WN: Will there be some sort of validation that happens when results are ranked by users? Will knowledgeable contributors get the chance to vet changes?

Wales: Yes. The keys of good design here have to do with transparency -- everybody can see what everyone else has done. The communities will have the ability to effect and modify changes as they see fit.

WN: What forms of open-source software are you applying to this search project, and why do you think those would be more successful than proprietary search software?

Wales: Here's the main thing. If we publish all the software -- and we'll be starting with Lucene and Nutch, which are these open source projects that are out there and already quite good -- and do all of our modifications transparently in public, then other programmers can come and check the code.
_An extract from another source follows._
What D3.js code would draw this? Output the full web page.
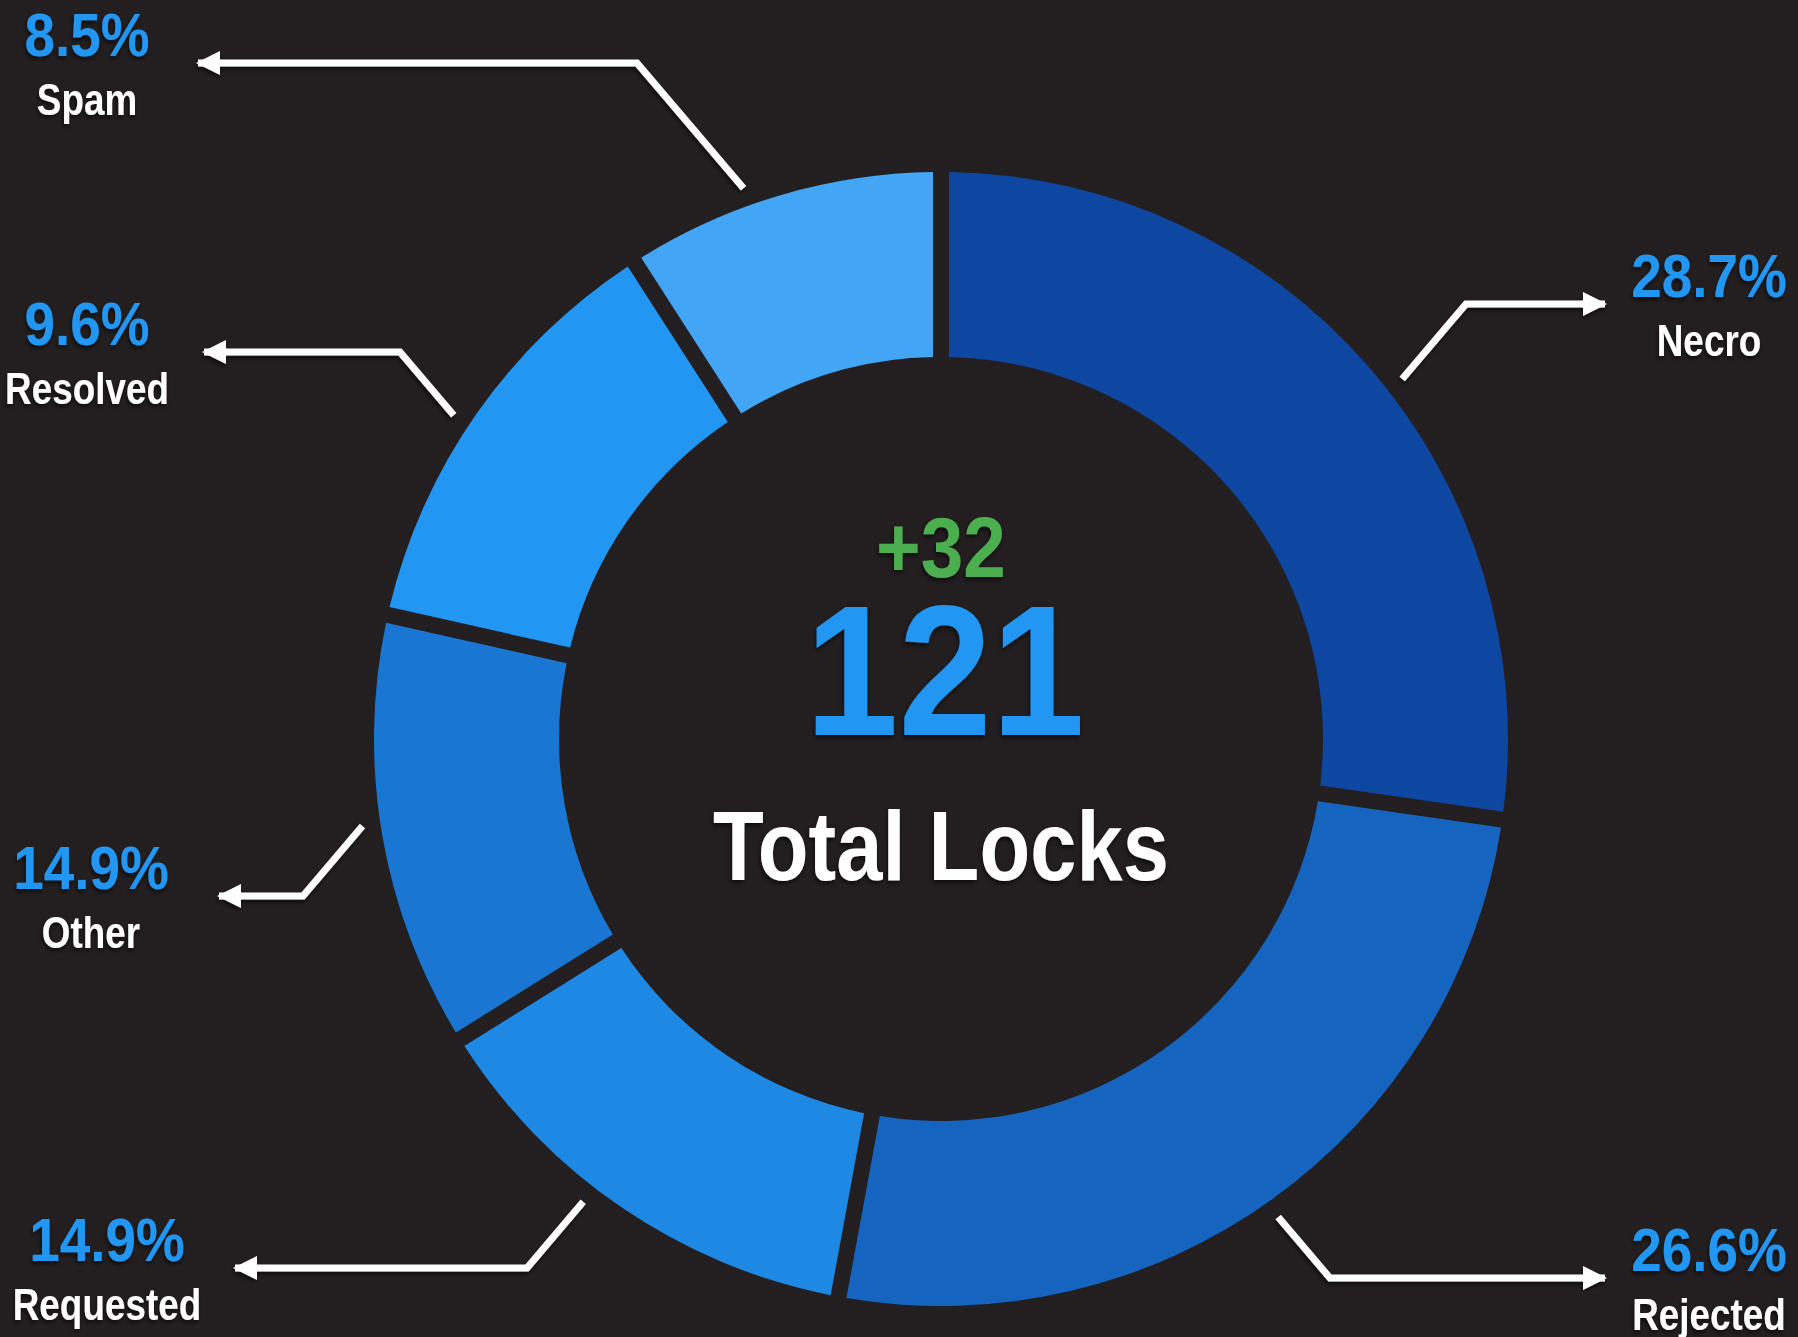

If you see things that aren't working well, you can contribute. People who are coders can contribute in one way, and ordinary people using the site can also contribute in other ways.

It's mostly about the trust that you get from that transparency. You can see for yourself, if you choose to dig into it, how things are ranked and why certain results are ranked the way they are. You can also choose to download the whole thing and do tests or tweak it to make it better in certain areas. That kind of transparency helps if you see a problem with search in some area that you care about, like some technical field for example. There's no good way for you to go and tell Google that their search is broken in this area, or that they need to disambiguate these terms -- or whatever.

By having an up-front commitment to transparency, I think you can do that.

WN: One of the key arguments in favor of a new search model is that traditional search engines like Google are subjected to spam more and more often. How can a wiki-powered search engine better fight search spam?

Wales: Again, I think it's that human element. Humans can recognize that a domain is not returning good results, and if you have a good community of people to discuss it, you can just kick them out of the search engine. It seems pretty simple to me -- it's an editorial judgment. You just have to have a broad base of people who can do that.

WN: How are you going to build this broad base? Will there be an outreach, or are you expecting people to just come to you?

Wales: I think people will come. If we're doing interesting work and people find it fun, then people will come.

WN: When do you expect to see Search Wikia up and running?

Wales: The project to build the community to build the search engine is launching in the first quarter of 2007, not the search engine itself. We may have something up pretty quickly, maybe some sort of demo or test for people to start playing with. But we don't want to build up expectations that people can come in three months and check out this Google-killing search engine that we've written from scratch. It's not going to happen that fast.

What we want to do now is get the community going and get the transparent algorithms going so we can start the real work. It's going to be a couple of years before this really turns into something interesting.